Begin DATASET EXTRACT

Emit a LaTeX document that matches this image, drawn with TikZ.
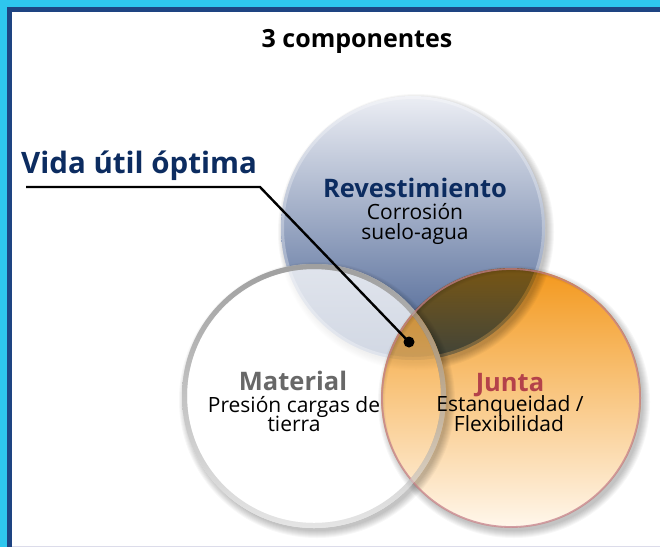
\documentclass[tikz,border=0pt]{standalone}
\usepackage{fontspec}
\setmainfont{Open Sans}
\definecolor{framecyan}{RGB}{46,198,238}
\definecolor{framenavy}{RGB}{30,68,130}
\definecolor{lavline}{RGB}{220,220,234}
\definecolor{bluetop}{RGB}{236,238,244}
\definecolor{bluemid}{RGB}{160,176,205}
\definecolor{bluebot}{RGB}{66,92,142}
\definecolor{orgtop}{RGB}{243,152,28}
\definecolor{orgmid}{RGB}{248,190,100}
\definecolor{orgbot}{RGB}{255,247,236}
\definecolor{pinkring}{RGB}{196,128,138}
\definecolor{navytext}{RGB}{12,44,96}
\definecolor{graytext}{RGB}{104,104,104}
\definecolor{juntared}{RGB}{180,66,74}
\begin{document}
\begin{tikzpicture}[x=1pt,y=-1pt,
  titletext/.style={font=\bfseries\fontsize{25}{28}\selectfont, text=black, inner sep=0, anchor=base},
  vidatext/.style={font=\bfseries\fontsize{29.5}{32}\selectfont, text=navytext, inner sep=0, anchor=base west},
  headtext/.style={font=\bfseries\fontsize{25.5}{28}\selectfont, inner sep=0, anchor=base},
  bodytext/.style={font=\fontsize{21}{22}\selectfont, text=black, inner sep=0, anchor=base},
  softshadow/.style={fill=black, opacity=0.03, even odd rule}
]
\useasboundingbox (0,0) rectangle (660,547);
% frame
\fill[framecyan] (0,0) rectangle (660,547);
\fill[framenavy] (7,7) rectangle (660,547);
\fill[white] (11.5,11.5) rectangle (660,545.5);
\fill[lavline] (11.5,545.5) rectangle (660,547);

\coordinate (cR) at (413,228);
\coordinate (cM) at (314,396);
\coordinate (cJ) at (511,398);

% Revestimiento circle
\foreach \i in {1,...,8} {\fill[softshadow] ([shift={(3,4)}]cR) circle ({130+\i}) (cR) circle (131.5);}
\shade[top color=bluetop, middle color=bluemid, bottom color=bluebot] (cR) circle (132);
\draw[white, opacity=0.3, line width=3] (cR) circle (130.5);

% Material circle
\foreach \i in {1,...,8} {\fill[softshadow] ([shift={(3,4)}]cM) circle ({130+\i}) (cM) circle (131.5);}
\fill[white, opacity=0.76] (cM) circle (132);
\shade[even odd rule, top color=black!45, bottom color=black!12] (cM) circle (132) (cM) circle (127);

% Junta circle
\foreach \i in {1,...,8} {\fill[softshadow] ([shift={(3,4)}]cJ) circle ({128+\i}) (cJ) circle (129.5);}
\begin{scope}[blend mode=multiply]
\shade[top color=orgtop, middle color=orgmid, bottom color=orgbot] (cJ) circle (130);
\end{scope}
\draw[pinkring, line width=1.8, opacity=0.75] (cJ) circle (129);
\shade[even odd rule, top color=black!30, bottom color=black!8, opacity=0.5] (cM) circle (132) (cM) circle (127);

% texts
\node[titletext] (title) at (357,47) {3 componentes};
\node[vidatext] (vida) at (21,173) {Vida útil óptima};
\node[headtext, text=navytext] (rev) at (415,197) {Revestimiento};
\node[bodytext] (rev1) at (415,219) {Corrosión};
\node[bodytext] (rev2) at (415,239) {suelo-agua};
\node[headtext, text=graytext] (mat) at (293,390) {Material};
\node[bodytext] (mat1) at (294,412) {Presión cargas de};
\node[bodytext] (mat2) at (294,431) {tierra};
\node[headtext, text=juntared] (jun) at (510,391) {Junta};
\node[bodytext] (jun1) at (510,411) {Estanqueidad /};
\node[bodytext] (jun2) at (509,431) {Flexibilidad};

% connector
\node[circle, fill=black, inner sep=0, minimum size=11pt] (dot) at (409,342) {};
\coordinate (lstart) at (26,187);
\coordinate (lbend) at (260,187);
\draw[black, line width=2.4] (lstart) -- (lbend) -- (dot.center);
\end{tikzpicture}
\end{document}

End DATASET EXTRACT

DIRECTIONS FOR THIS TASK -> Write out every line above exactly as it is, leaving out the pictures.

EXPECTED ANSWER ->
Emit a LaTeX document that matches this image, drawn with TikZ.
\documentclass[tikz,border=0pt]{standalone}
\usepackage{fontspec}
\setmainfont{Open Sans}
\definecolor{framecyan}{RGB}{46,198,238}
\definecolor{framenavy}{RGB}{30,68,130}
\definecolor{lavline}{RGB}{220,220,234}
\definecolor{bluetop}{RGB}{236,238,244}
\definecolor{bluemid}{RGB}{160,176,205}
\definecolor{bluebot}{RGB}{66,92,142}
\definecolor{orgtop}{RGB}{243,152,28}
\definecolor{orgmid}{RGB}{248,190,100}
\definecolor{orgbot}{RGB}{255,247,236}
\definecolor{pinkring}{RGB}{196,128,138}
\definecolor{navytext}{RGB}{12,44,96}
\definecolor{graytext}{RGB}{104,104,104}
\definecolor{juntared}{RGB}{180,66,74}
\begin{document}
\begin{tikzpicture}[x=1pt,y=-1pt,
  titletext/.style={font=\bfseries\fontsize{25}{28}\selectfont, text=black, inner sep=0, anchor=base},
  vidatext/.style={font=\bfseries\fontsize{29.5}{32}\selectfont, text=navytext, inner sep=0, anchor=base west},
  headtext/.style={font=\bfseries\fontsize{25.5}{28}\selectfont, inner sep=0, anchor=base},
  bodytext/.style={font=\fontsize{21}{22}\selectfont, text=black, inner sep=0, anchor=base},
  softshadow/.style={fill=black, opacity=0.03, even odd rule}
]
\useasboundingbox (0,0) rectangle (660,547);
% frame
\fill[framecyan] (0,0) rectangle (660,547);
\fill[framenavy] (7,7) rectangle (660,547);
\fill[white] (11.5,11.5) rectangle (660,545.5);
\fill[lavline] (11.5,545.5) rectangle (660,547);

\coordinate (cR) at (413,228);
\coordinate (cM) at (314,396);
\coordinate (cJ) at (511,398);

% Revestimiento circle
\foreach \i in {1,...,8} {\fill[softshadow] ([shift={(3,4)}]cR) circle ({130+\i}) (cR) circle (131.5);}
\shade[top color=bluetop, middle color=bluemid, bottom color=bluebot] (cR) circle (132);
\draw[white, opacity=0.3, line width=3] (cR) circle (130.5);

% Material circle
\foreach \i in {1,...,8} {\fill[softshadow] ([shift={(3,4)}]cM) circle ({130+\i}) (cM) circle (131.5);}
\fill[white, opacity=0.76] (cM) circle (132);
\shade[even odd rule, top color=black!45, bottom color=black!12] (cM) circle (132) (cM) circle (127);

% Junta circle
\foreach \i in {1,...,8} {\fill[softshadow] ([shift={(3,4)}]cJ) circle ({128+\i}) (cJ) circle (129.5);}
\begin{scope}[blend mode=multiply]
\shade[top color=orgtop, middle color=orgmid, bottom color=orgbot] (cJ) circle (130);
\end{scope}
\draw[pinkring, line width=1.8, opacity=0.75] (cJ) circle (129);
\shade[even odd rule, top color=black!30, bottom color=black!8, opacity=0.5] (cM) circle (132) (cM) circle (127);

% texts
\node[titletext] (title) at (357,47) {3 componentes};
\node[vidatext] (vida) at (21,173) {Vida útil óptima};
\node[headtext, text=navytext] (rev) at (415,197) {Revestimiento};
\node[bodytext] (rev1) at (415,219) {Corrosión};
\node[bodytext] (rev2) at (415,239) {suelo-agua};
\node[headtext, text=graytext] (mat) at (293,390) {Material};
\node[bodytext] (mat1) at (294,412) {Presión cargas de};
\node[bodytext] (mat2) at (294,431) {tierra};
\node[headtext, text=juntared] (jun) at (510,391) {Junta};
\node[bodytext] (jun1) at (510,411) {Estanqueidad /};
\node[bodytext] (jun2) at (509,431) {Flexibilidad};

% connector
\node[circle, fill=black, inner sep=0, minimum size=11pt] (dot) at (409,342) {};
\coordinate (lstart) at (26,187);
\coordinate (lbend) at (260,187);
\draw[black, line width=2.4] (lstart) -- (lbend) -- (dot.center);
\end{tikzpicture}
\end{document}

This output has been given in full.